* **Task requirements**
Print each line of the listing once more, precisely as given.
########################################
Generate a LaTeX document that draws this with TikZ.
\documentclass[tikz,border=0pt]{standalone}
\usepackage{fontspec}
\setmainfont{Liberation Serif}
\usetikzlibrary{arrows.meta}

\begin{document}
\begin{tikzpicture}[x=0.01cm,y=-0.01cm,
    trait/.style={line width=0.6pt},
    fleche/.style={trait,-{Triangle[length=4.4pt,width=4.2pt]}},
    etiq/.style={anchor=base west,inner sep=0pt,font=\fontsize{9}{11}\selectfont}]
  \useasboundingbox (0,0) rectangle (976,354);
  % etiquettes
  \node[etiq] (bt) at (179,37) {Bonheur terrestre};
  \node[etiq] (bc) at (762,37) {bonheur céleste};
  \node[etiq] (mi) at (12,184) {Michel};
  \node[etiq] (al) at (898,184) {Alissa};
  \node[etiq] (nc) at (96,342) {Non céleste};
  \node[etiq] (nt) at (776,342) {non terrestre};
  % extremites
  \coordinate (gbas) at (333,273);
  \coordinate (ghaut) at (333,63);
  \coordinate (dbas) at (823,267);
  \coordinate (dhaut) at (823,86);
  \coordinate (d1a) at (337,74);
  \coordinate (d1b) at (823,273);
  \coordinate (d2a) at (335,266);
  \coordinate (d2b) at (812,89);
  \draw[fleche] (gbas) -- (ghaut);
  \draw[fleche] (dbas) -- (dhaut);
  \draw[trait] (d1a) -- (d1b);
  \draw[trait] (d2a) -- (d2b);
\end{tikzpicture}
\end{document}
########################################
* **Completed task**
Generate a LaTeX document that draws this with TikZ.
\documentclass[tikz,border=0pt]{standalone}
\usepackage{fontspec}
\setmainfont{Liberation Serif}
\usetikzlibrary{arrows.meta}

\begin{document}
\begin{tikzpicture}[x=0.01cm,y=-0.01cm,
    trait/.style={line width=0.6pt},
    fleche/.style={trait,-{Triangle[length=4.4pt,width=4.2pt]}},
    etiq/.style={anchor=base west,inner sep=0pt,font=\fontsize{9}{11}\selectfont}]
  \useasboundingbox (0,0) rectangle (976,354);
  % etiquettes
  \node[etiq] (bt) at (179,37) {Bonheur terrestre};
  \node[etiq] (bc) at (762,37) {bonheur céleste};
  \node[etiq] (mi) at (12,184) {Michel};
  \node[etiq] (al) at (898,184) {Alissa};
  \node[etiq] (nc) at (96,342) {Non céleste};
  \node[etiq] (nt) at (776,342) {non terrestre};
  % extremites
  \coordinate (gbas) at (333,273);
  \coordinate (ghaut) at (333,63);
  \coordinate (dbas) at (823,267);
  \coordinate (dhaut) at (823,86);
  \coordinate (d1a) at (337,74);
  \coordinate (d1b) at (823,273);
  \coordinate (d2a) at (335,266);
  \coordinate (d2b) at (812,89);
  \draw[fleche] (gbas) -- (ghaut);
  \draw[fleche] (dbas) -- (dhaut);
  \draw[trait] (d1a) -- (d1b);
  \draw[trait] (d2a) -- (d2b);
\end{tikzpicture}
\end{document}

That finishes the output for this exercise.